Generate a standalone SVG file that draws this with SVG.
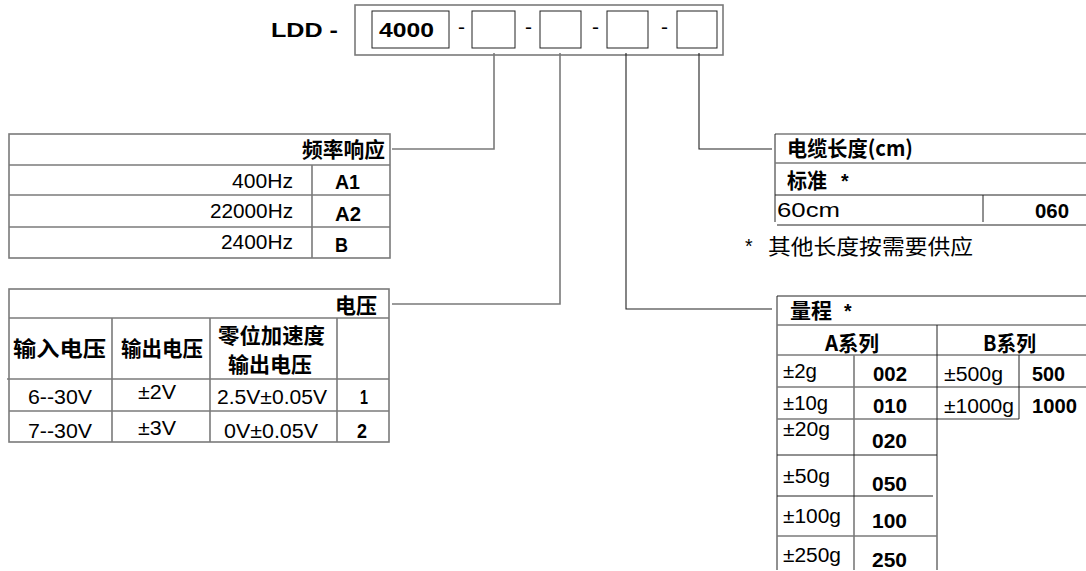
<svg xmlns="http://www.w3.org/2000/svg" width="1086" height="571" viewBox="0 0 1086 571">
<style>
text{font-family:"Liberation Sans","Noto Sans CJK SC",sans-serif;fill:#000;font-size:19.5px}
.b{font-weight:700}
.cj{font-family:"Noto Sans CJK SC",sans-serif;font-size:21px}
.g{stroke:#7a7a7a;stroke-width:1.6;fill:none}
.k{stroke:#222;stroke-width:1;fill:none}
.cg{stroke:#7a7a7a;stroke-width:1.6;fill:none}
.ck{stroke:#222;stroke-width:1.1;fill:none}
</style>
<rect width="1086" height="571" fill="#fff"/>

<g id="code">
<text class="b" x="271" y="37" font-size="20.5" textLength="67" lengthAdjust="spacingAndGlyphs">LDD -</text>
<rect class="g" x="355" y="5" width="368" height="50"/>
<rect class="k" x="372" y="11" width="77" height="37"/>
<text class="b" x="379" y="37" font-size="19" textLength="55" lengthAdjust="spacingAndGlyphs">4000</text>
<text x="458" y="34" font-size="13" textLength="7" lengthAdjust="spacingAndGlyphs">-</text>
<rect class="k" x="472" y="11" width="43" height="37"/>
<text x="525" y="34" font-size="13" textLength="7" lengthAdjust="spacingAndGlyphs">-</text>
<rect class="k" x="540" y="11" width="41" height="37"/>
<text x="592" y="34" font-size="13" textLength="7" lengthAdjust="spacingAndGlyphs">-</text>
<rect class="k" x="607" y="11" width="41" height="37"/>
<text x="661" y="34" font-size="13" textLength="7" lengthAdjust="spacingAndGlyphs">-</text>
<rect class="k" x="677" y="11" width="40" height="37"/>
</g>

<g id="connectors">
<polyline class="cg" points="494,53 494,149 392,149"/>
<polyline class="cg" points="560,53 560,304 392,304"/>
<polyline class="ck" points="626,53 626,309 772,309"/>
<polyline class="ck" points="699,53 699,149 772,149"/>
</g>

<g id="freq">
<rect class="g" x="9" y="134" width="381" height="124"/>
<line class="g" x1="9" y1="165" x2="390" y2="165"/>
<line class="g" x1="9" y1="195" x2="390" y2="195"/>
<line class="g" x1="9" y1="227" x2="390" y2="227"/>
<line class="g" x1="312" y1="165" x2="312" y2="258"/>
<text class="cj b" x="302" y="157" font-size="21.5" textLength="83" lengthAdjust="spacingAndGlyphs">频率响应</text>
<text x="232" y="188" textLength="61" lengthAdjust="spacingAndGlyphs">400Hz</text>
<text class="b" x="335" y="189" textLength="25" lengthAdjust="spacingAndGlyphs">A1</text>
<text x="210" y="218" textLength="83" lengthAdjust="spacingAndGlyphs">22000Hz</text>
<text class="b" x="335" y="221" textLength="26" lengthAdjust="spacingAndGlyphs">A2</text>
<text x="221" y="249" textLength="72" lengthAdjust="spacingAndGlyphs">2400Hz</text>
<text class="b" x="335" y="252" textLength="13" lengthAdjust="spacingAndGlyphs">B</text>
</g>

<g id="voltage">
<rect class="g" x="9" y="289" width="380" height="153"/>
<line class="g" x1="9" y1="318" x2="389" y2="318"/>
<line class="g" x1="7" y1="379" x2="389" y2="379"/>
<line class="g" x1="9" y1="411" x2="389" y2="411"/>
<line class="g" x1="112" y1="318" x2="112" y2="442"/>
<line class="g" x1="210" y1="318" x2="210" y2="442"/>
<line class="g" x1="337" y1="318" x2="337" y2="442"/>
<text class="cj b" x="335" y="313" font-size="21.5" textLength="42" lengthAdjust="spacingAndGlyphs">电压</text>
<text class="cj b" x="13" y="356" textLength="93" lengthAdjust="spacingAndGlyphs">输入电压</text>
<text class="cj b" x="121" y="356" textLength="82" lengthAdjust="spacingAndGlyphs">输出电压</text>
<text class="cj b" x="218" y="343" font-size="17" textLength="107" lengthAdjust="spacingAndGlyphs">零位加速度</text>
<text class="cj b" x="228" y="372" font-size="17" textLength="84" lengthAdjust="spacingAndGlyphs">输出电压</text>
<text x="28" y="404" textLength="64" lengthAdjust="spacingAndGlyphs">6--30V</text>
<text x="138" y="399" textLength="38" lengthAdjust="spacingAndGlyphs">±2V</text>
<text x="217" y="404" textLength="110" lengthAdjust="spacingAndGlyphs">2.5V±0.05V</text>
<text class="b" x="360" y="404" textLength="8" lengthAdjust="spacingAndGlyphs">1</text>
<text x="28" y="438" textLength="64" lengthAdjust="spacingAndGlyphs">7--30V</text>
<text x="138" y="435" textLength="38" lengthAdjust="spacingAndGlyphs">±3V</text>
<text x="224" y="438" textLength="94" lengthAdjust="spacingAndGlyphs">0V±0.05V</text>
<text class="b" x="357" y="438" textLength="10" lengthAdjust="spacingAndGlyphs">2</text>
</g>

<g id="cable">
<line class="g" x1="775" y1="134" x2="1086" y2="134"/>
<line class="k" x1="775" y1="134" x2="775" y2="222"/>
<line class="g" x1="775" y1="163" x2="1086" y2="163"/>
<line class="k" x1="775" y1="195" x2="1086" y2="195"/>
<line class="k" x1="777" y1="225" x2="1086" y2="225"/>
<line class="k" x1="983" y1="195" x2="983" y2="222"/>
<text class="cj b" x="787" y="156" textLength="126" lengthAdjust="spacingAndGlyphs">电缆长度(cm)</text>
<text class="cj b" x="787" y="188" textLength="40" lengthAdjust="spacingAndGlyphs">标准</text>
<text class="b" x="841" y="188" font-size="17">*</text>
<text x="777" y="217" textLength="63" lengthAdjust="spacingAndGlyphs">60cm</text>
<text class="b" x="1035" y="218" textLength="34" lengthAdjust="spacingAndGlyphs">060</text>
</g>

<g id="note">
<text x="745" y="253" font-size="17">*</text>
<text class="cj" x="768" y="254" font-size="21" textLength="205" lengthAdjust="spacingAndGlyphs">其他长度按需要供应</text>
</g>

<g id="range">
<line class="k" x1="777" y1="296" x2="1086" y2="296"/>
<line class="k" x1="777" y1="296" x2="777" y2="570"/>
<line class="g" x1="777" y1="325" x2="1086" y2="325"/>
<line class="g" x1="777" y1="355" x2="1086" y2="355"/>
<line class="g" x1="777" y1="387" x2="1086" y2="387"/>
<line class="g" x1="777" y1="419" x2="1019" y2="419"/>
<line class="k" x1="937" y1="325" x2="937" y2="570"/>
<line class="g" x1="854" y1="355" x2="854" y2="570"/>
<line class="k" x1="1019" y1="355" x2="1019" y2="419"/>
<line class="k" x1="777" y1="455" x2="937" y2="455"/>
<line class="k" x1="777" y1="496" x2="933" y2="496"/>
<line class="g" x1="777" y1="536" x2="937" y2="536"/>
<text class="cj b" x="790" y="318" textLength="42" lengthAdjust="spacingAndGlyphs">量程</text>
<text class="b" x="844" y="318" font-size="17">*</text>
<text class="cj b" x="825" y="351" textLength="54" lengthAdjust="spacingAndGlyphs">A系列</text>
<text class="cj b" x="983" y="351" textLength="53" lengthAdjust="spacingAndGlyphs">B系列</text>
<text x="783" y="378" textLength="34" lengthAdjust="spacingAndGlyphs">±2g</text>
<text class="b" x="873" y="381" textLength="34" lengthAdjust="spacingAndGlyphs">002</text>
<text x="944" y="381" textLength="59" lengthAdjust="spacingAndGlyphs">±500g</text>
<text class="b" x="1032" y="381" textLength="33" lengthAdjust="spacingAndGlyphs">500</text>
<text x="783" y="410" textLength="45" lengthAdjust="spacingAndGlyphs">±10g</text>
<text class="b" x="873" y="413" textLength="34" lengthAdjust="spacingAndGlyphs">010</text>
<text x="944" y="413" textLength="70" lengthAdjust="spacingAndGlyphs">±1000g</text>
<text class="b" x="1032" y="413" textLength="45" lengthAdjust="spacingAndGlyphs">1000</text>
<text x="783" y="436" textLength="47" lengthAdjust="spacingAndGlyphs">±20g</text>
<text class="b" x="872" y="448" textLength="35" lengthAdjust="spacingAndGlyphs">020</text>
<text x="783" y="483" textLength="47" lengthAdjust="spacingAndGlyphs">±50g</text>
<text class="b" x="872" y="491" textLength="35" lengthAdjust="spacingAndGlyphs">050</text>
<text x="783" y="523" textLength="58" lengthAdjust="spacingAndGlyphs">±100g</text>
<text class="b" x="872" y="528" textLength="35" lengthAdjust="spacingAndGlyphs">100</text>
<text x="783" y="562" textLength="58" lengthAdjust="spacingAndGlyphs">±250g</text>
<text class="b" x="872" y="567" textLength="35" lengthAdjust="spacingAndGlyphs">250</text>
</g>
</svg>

====================

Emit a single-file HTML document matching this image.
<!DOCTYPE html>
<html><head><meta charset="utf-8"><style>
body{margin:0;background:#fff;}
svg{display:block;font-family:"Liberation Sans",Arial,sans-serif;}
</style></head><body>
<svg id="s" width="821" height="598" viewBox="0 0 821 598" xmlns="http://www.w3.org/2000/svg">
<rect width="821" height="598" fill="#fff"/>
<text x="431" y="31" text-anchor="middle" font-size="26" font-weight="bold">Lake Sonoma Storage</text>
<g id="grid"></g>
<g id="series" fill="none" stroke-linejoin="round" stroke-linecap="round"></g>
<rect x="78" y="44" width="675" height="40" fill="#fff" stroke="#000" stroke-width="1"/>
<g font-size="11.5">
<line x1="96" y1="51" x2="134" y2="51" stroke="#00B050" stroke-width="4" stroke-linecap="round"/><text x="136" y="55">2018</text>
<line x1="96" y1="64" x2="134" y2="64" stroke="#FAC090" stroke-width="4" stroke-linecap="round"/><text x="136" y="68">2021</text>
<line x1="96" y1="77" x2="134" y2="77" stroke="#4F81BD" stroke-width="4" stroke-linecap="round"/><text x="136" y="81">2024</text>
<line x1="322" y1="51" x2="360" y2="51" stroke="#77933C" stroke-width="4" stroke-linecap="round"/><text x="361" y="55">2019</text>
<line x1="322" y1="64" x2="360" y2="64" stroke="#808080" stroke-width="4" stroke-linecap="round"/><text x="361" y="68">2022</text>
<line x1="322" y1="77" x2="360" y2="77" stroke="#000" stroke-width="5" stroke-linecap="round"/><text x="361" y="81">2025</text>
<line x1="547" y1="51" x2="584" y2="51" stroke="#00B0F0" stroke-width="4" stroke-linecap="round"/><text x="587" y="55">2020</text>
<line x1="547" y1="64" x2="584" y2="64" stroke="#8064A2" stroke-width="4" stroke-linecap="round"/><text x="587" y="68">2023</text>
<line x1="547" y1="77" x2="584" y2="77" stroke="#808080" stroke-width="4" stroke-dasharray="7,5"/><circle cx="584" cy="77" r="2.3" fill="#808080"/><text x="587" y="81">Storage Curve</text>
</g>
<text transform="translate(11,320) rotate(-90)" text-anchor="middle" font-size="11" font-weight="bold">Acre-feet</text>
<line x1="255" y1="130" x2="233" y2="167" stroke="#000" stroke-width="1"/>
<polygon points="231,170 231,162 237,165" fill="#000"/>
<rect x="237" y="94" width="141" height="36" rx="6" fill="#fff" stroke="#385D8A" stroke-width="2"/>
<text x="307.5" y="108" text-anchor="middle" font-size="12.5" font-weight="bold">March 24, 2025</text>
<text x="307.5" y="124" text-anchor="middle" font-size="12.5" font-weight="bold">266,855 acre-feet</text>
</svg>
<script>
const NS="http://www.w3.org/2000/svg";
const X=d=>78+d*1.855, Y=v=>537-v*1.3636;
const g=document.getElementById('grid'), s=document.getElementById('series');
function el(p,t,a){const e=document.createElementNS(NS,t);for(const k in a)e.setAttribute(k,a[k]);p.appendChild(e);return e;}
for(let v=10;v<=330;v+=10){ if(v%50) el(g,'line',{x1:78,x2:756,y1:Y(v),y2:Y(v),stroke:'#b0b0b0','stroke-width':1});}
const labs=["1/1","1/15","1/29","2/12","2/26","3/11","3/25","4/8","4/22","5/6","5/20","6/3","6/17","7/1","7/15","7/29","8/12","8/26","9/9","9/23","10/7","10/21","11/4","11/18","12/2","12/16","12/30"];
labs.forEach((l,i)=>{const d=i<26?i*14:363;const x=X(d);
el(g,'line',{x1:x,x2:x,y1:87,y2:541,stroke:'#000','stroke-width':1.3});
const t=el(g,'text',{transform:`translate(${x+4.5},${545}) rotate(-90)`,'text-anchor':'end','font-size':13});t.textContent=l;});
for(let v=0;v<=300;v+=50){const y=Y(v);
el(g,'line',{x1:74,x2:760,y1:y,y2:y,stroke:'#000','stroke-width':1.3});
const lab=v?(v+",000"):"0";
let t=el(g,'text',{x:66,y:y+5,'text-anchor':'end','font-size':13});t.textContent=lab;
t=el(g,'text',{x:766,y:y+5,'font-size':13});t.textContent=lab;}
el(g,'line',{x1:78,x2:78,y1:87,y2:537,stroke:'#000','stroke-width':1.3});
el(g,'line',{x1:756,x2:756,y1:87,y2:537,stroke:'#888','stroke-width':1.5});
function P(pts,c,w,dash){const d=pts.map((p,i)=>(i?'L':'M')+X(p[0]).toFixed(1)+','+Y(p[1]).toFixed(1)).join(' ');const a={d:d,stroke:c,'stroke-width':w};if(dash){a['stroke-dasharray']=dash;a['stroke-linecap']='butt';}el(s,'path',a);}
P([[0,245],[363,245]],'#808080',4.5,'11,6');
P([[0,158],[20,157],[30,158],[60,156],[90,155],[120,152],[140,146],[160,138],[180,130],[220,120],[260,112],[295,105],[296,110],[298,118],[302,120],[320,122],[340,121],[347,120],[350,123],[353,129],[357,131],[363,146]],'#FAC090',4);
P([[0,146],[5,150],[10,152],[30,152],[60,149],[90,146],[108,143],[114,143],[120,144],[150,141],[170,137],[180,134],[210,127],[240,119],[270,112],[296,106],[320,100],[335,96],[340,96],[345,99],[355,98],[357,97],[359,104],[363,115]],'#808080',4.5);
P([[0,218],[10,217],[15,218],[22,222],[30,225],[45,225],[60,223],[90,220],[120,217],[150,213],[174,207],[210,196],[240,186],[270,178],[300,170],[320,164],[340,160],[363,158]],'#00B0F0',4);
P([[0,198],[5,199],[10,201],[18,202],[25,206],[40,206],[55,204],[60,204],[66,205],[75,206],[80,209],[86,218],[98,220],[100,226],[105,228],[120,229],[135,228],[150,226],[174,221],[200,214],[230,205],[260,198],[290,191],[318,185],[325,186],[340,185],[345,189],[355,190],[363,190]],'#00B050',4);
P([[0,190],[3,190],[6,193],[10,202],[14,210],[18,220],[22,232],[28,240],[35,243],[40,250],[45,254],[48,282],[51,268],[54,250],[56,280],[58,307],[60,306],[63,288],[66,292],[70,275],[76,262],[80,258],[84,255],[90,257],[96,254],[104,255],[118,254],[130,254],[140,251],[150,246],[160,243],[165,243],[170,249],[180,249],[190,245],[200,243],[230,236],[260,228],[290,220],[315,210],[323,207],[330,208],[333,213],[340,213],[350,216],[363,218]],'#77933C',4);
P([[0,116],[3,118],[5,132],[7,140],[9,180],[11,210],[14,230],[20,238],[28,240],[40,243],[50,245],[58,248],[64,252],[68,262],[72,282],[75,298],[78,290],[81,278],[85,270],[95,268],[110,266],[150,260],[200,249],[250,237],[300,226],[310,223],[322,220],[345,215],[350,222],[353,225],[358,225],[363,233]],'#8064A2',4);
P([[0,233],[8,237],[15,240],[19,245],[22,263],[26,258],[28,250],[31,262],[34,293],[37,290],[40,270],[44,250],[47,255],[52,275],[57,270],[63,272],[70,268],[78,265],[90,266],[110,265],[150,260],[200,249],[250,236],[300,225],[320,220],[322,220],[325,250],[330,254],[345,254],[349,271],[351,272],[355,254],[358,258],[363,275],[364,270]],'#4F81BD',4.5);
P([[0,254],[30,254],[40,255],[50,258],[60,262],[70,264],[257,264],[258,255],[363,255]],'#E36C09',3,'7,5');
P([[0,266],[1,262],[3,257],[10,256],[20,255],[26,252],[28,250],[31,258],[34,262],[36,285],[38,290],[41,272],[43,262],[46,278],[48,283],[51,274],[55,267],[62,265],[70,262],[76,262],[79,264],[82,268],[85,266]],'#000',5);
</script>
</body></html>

====================

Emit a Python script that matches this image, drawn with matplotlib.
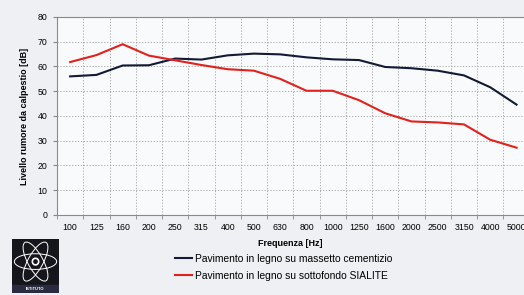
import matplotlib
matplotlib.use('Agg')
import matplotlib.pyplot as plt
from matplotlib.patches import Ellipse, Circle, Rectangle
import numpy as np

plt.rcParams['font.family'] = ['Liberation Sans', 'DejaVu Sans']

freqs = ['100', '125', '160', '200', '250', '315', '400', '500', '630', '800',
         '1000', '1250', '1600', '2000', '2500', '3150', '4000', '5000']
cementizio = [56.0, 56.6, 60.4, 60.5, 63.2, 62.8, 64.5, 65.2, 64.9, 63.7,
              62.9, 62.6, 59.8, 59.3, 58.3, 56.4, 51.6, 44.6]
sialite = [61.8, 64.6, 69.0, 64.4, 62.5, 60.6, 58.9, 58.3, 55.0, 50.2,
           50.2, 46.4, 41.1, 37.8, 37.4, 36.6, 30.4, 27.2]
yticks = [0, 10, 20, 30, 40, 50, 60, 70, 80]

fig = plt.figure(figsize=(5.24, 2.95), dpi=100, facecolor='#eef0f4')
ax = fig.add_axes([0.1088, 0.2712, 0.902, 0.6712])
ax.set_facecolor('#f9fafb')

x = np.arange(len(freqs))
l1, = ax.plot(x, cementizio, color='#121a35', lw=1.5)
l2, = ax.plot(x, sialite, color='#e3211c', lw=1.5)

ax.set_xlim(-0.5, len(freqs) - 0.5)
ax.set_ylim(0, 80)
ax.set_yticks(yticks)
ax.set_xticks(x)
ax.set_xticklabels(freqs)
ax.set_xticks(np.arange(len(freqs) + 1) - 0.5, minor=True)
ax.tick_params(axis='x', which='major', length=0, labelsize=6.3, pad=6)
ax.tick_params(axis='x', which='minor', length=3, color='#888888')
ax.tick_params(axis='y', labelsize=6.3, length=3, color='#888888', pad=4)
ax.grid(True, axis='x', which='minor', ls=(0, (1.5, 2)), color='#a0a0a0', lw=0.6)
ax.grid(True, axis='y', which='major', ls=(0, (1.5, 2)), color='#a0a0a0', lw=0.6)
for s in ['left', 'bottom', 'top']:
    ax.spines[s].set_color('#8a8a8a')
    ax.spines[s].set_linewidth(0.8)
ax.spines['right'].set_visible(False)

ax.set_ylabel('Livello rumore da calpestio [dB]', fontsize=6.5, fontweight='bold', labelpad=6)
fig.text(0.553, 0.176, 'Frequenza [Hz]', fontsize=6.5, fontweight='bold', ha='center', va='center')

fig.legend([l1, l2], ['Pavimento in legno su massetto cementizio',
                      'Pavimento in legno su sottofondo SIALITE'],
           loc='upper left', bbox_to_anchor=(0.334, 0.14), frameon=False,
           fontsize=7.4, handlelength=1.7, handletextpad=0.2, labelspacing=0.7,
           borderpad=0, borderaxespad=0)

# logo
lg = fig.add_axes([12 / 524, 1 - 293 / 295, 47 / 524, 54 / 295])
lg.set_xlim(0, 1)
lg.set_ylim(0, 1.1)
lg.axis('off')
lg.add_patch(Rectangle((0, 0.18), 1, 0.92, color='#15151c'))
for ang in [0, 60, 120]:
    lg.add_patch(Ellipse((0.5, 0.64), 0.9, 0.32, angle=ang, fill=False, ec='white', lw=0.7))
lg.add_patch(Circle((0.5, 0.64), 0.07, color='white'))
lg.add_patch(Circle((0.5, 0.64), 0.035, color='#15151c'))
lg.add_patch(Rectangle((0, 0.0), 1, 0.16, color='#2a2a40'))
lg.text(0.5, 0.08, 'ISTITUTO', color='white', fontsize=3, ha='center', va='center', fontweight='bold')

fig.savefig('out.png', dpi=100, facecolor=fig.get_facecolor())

====================

> DIRECTIONS FOR THIS TASK: Repeat only the lines from the one holding "Emit a Python" to the one holding "l2, = ax.plot(x, sialite, color='#e3211c', lw=1.5)", both ends included, and drop the images.

> EXPECTED ANSWER:
Emit a Python script that matches this image, drawn with matplotlib.
import matplotlib
matplotlib.use('Agg')
import matplotlib.pyplot as plt
from matplotlib.patches import Ellipse, Circle, Rectangle
import numpy as np

plt.rcParams['font.family'] = ['Liberation Sans', 'DejaVu Sans']

freqs = ['100', '125', '160', '200', '250', '315', '400', '500', '630', '800',
         '1000', '1250', '1600', '2000', '2500', '3150', '4000', '5000']
cementizio = [56.0, 56.6, 60.4, 60.5, 63.2, 62.8, 64.5, 65.2, 64.9, 63.7,
              62.9, 62.6, 59.8, 59.3, 58.3, 56.4, 51.6, 44.6]
sialite = [61.8, 64.6, 69.0, 64.4, 62.5, 60.6, 58.9, 58.3, 55.0, 50.2,
           50.2, 46.4, 41.1, 37.8, 37.4, 36.6, 30.4, 27.2]
yticks = [0, 10, 20, 30, 40, 50, 60, 70, 80]

fig = plt.figure(figsize=(5.24, 2.95), dpi=100, facecolor='#eef0f4')
ax = fig.add_axes([0.1088, 0.2712, 0.902, 0.6712])
ax.set_facecolor('#f9fafb')

x = np.arange(len(freqs))
l1, = ax.plot(x, cementizio, color='#121a35', lw=1.5)
l2, = ax.plot(x, sialite, color='#e3211c', lw=1.5)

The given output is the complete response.